The second single is the album’s lead-off track, a spry number called “Hide The Wine’, a measure the singer takes in order to better resist lustful temptation. Carly is a wine buff, professing her love of Cabernet, and there’s a t-shirt on her website shop that offers a grape-infused regimen: Wine. Write. Wine. Workout. Wine. She breaks the seal of another beverage on ‘If My Name Was Whiskey’, a song that Sirius XM released before she even had a record deal. When she trots these numbers out on stage every night the memories come flooding back to her.
“Oh yeah, I even close my show every night with the Dolly Parton song ‘Nine To Five’, because I did work nine to five at Dollywood,” she says. “That always takes me back to that time in my life. I Need A Ride Home takes me back to Kentucky and my grandparents. ‘Doin’ It Right’ takes me back to the stupid guys that we wrote that song about when we had too much wine. Behind each song there really is a story.”
Carly will join Brett Young on his Caliville Tour this fall.
Other Country Stuff:
B.C. born and Oakville raised Vanessa Marie Carter is about to release her first single on Universal Music. The song is called ‘Bless my Heart’ and was written by Nashville-based Hilary Lindsey (Jesus Take The Wheel, Blue Ain’t Your Colour). Vanesa won last year’s Sirius XM Emerging Artist Showcase at the Boots and Hearts Music Festival in Oro-Medonte.
Born and bred in Stony Plain Alberta, Mark Times’ self-title debut EP will drop on November 3. Creating his own brand of neo-traditional country, Mark’s first single ‘Staring Down The Barrel’, whets the appetite for his first multi-track release.
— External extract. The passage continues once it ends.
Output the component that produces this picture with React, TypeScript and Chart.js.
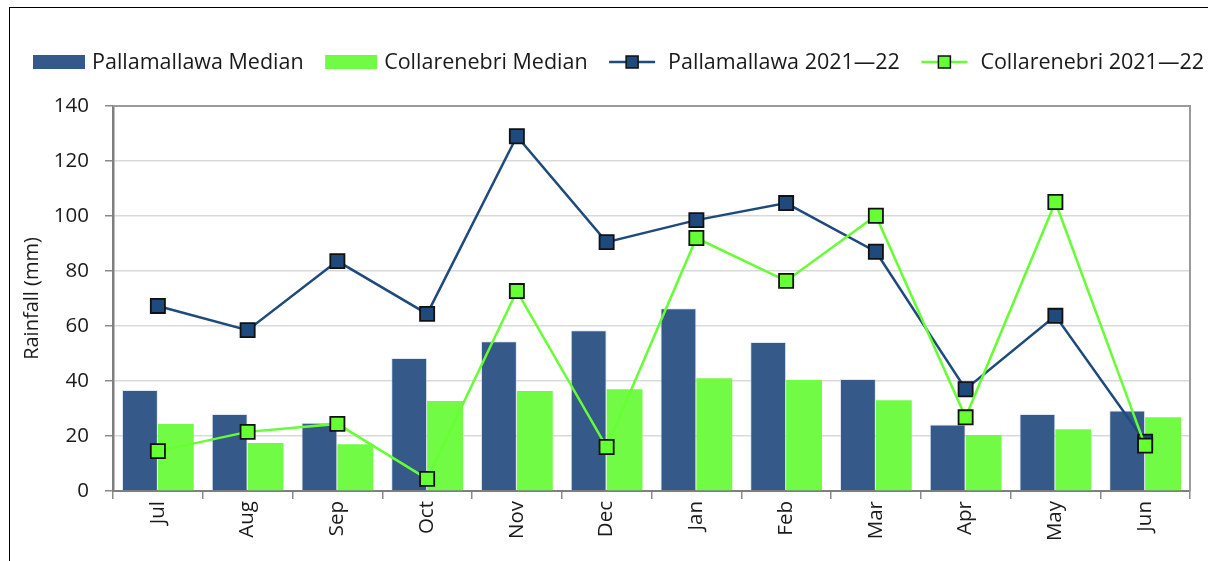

Finally, Open Spaces can’t wait for the release this week of ‘Walk Between The Rain Drops’, a full length disc by local Toronto favourite Thelonious Hank, led by the venerable Ted Hawkins on vocals and percussion. For many years Ted provided the beat for Scotty Campbell & His Wardenaires, but he’s also guested behind notables such as Prairie Oyster’s Russell deCarle and The Mavericks’ Raul Malo. If you want stone cold country, you need to look no further than this disc.